§ **PROBLEM TO SOLVE**
Reproduce all of the data below without alteration; exclude every picture.

§ **AVAILABLE DATA**
+ + +
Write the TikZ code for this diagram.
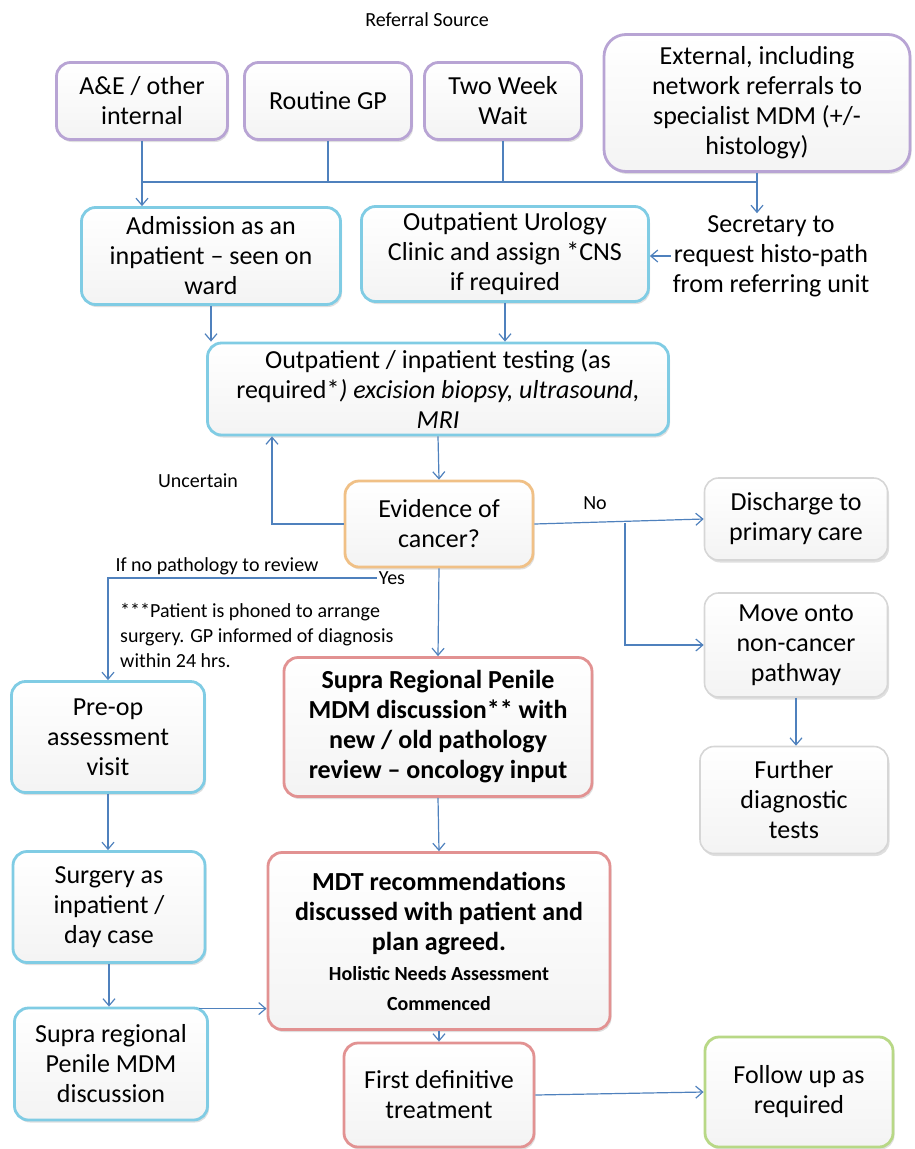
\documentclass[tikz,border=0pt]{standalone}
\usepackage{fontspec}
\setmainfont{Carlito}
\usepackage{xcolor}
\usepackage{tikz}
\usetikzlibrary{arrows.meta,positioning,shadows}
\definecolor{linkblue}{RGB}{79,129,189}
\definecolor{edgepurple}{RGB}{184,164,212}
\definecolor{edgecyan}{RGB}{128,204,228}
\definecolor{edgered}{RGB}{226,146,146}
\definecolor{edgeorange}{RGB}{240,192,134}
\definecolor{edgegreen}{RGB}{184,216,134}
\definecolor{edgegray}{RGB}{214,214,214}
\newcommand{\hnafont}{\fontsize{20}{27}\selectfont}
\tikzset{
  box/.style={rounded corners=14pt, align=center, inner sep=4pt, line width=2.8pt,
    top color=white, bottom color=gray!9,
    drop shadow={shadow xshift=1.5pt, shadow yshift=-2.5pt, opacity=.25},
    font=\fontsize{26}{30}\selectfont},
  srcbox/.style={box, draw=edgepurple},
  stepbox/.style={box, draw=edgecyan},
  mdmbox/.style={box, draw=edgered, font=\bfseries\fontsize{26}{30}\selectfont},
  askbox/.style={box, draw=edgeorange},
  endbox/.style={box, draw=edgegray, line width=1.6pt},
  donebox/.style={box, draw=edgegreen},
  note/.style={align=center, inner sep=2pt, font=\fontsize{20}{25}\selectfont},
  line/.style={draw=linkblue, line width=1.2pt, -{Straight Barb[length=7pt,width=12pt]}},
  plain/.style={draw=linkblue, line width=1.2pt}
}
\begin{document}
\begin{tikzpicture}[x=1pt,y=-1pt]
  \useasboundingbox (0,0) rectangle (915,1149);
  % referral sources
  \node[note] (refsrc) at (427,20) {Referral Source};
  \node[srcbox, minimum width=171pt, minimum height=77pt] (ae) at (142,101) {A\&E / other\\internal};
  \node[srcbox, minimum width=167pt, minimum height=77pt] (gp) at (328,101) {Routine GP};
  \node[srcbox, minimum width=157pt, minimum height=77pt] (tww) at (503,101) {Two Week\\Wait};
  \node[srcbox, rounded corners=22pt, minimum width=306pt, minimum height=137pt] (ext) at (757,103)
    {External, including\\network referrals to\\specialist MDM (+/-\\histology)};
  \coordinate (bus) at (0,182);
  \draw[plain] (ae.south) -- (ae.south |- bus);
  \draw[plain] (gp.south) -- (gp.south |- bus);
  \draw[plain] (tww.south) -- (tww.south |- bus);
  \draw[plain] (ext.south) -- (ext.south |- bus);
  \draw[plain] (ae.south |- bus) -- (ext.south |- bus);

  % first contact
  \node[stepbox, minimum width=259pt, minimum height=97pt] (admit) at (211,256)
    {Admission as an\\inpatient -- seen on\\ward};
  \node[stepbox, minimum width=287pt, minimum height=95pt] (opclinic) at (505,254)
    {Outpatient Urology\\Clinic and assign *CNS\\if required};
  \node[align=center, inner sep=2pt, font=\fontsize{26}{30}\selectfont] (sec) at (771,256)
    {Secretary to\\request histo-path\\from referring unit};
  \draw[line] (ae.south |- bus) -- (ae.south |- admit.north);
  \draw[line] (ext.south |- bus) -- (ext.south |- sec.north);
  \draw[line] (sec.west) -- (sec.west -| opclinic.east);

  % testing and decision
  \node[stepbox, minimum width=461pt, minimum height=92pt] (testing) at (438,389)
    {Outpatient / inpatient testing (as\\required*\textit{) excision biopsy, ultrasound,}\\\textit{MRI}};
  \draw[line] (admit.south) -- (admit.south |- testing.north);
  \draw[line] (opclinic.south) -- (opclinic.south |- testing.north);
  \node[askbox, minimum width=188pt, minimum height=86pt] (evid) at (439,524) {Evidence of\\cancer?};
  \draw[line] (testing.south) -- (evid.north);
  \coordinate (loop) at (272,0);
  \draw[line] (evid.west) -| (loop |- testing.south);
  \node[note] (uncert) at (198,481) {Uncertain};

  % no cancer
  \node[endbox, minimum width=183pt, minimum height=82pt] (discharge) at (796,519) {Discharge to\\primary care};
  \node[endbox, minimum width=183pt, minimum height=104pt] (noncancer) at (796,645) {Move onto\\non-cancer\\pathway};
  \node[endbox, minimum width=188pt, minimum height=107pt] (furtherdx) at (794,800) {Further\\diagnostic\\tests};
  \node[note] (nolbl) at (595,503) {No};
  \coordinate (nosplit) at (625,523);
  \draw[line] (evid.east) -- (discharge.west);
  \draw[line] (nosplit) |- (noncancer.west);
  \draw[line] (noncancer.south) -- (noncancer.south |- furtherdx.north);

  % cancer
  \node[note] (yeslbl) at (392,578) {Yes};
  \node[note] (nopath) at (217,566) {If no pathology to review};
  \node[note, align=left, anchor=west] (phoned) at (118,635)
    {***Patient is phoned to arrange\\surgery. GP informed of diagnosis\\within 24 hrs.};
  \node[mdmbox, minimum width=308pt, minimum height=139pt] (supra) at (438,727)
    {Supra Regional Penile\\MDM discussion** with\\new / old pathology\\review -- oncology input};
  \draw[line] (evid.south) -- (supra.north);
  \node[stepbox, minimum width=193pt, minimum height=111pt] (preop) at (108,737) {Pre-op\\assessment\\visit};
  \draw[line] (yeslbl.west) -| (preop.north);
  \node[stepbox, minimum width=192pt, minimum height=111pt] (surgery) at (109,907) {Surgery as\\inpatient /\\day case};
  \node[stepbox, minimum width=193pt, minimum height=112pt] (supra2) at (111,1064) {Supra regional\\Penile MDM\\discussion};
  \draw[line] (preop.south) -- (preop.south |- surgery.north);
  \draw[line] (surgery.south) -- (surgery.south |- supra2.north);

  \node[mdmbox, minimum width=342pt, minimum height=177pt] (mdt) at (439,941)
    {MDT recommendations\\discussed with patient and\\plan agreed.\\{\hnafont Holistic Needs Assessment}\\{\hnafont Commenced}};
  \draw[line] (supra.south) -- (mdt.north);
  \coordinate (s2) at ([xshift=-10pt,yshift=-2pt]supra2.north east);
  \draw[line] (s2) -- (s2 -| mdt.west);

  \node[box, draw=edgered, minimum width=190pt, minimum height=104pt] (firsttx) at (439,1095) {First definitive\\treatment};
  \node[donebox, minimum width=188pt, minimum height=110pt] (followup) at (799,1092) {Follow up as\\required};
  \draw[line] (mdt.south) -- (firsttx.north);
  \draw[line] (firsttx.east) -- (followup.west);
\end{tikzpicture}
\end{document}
+ + +
§ **EXERCISE ANSWER**
Write the TikZ code for this diagram.
\documentclass[tikz,border=0pt]{standalone}
\usepackage{fontspec}
\setmainfont{Carlito}
\usepackage{xcolor}
\usepackage{tikz}
\usetikzlibrary{arrows.meta,positioning,shadows}
\definecolor{linkblue}{RGB}{79,129,189}
\definecolor{edgepurple}{RGB}{184,164,212}
\definecolor{edgecyan}{RGB}{128,204,228}
\definecolor{edgered}{RGB}{226,146,146}
\definecolor{edgeorange}{RGB}{240,192,134}
\definecolor{edgegreen}{RGB}{184,216,134}
\definecolor{edgegray}{RGB}{214,214,214}
\newcommand{\hnafont}{\fontsize{20}{27}\selectfont}
\tikzset{
  box/.style={rounded corners=14pt, align=center, inner sep=4pt, line width=2.8pt,
    top color=white, bottom color=gray!9,
    drop shadow={shadow xshift=1.5pt, shadow yshift=-2.5pt, opacity=.25},
    font=\fontsize{26}{30}\selectfont},
  srcbox/.style={box, draw=edgepurple},
  stepbox/.style={box, draw=edgecyan},
  mdmbox/.style={box, draw=edgered, font=\bfseries\fontsize{26}{30}\selectfont},
  askbox/.style={box, draw=edgeorange},
  endbox/.style={box, draw=edgegray, line width=1.6pt},
  donebox/.style={box, draw=edgegreen},
  note/.style={align=center, inner sep=2pt, font=\fontsize{20}{25}\selectfont},
  line/.style={draw=linkblue, line width=1.2pt, -{Straight Barb[length=7pt,width=12pt]}},
  plain/.style={draw=linkblue, line width=1.2pt}
}
\begin{document}
\begin{tikzpicture}[x=1pt,y=-1pt]
  \useasboundingbox (0,0) rectangle (915,1149);
  % referral sources
  \node[note] (refsrc) at (427,20) {Referral Source};
  \node[srcbox, minimum width=171pt, minimum height=77pt] (ae) at (142,101) {A\&E / other\\internal};
  \node[srcbox, minimum width=167pt, minimum height=77pt] (gp) at (328,101) {Routine GP};
  \node[srcbox, minimum width=157pt, minimum height=77pt] (tww) at (503,101) {Two Week\\Wait};
  \node[srcbox, rounded corners=22pt, minimum width=306pt, minimum height=137pt] (ext) at (757,103)
    {External, including\\network referrals to\\specialist MDM (+/-\\histology)};
  \coordinate (bus) at (0,182);
  \draw[plain] (ae.south) -- (ae.south |- bus);
  \draw[plain] (gp.south) -- (gp.south |- bus);
  \draw[plain] (tww.south) -- (tww.south |- bus);
  \draw[plain] (ext.south) -- (ext.south |- bus);
  \draw[plain] (ae.south |- bus) -- (ext.south |- bus);

  % first contact
  \node[stepbox, minimum width=259pt, minimum height=97pt] (admit) at (211,256)
    {Admission as an\\inpatient -- seen on\\ward};
  \node[stepbox, minimum width=287pt, minimum height=95pt] (opclinic) at (505,254)
    {Outpatient Urology\\Clinic and assign *CNS\\if required};
  \node[align=center, inner sep=2pt, font=\fontsize{26}{30}\selectfont] (sec) at (771,256)
    {Secretary to\\request histo-path\\from referring unit};
  \draw[line] (ae.south |- bus) -- (ae.south |- admit.north);
  \draw[line] (ext.south |- bus) -- (ext.south |- sec.north);
  \draw[line] (sec.west) -- (sec.west -| opclinic.east);

  % testing and decision
  \node[stepbox, minimum width=461pt, minimum height=92pt] (testing) at (438,389)
    {Outpatient / inpatient testing (as\\required*\textit{) excision biopsy, ultrasound,}\\\textit{MRI}};
  \draw[line] (admit.south) -- (admit.south |- testing.north);
  \draw[line] (opclinic.south) -- (opclinic.south |- testing.north);
  \node[askbox, minimum width=188pt, minimum height=86pt] (evid) at (439,524) {Evidence of\\cancer?};
  \draw[line] (testing.south) -- (evid.north);
  \coordinate (loop) at (272,0);
  \draw[line] (evid.west) -| (loop |- testing.south);
  \node[note] (uncert) at (198,481) {Uncertain};

  % no cancer
  \node[endbox, minimum width=183pt, minimum height=82pt] (discharge) at (796,519) {Discharge to\\primary care};
  \node[endbox, minimum width=183pt, minimum height=104pt] (noncancer) at (796,645) {Move onto\\non-cancer\\pathway};
  \node[endbox, minimum width=188pt, minimum height=107pt] (furtherdx) at (794,800) {Further\\diagnostic\\tests};
  \node[note] (nolbl) at (595,503) {No};
  \coordinate (nosplit) at (625,523);
  \draw[line] (evid.east) -- (discharge.west);
  \draw[line] (nosplit) |- (noncancer.west);
  \draw[line] (noncancer.south) -- (noncancer.south |- furtherdx.north);

  % cancer
  \node[note] (yeslbl) at (392,578) {Yes};
  \node[note] (nopath) at (217,566) {If no pathology to review};
  \node[note, align=left, anchor=west] (phoned) at (118,635)
    {***Patient is phoned to arrange\\surgery. GP informed of diagnosis\\within 24 hrs.};
  \node[mdmbox, minimum width=308pt, minimum height=139pt] (supra) at (438,727)
    {Supra Regional Penile\\MDM discussion** with\\new / old pathology\\review -- oncology input};
  \draw[line] (evid.south) -- (supra.north);
  \node[stepbox, minimum width=193pt, minimum height=111pt] (preop) at (108,737) {Pre-op\\assessment\\visit};
  \draw[line] (yeslbl.west) -| (preop.north);
  \node[stepbox, minimum width=192pt, minimum height=111pt] (surgery) at (109,907) {Surgery as\\inpatient /\\day case};
  \node[stepbox, minimum width=193pt, minimum height=112pt] (supra2) at (111,1064) {Supra regional\\Penile MDM\\discussion};
  \draw[line] (preop.south) -- (preop.south |- surgery.north);
  \draw[line] (surgery.south) -- (surgery.south |- supra2.north);

  \node[mdmbox, minimum width=342pt, minimum height=177pt] (mdt) at (439,941)
    {MDT recommendations\\discussed with patient and\\plan agreed.\\{\hnafont Holistic Needs Assessment}\\{\hnafont Commenced}};
  \draw[line] (supra.south) -- (mdt.north);
  \coordinate (s2) at ([xshift=-10pt,yshift=-2pt]supra2.north east);
  \draw[line] (s2) -- (s2 -| mdt.west);

  \node[box, draw=edgered, minimum width=190pt, minimum height=104pt] (firsttx) at (439,1095) {First definitive\\treatment};
  \node[donebox, minimum width=188pt, minimum height=110pt] (followup) at (799,1092) {Follow up as\\required};
  \draw[line] (mdt.south) -- (firsttx.north);
  \draw[line] (firsttx.east) -- (followup.west);
\end{tikzpicture}
\end{document}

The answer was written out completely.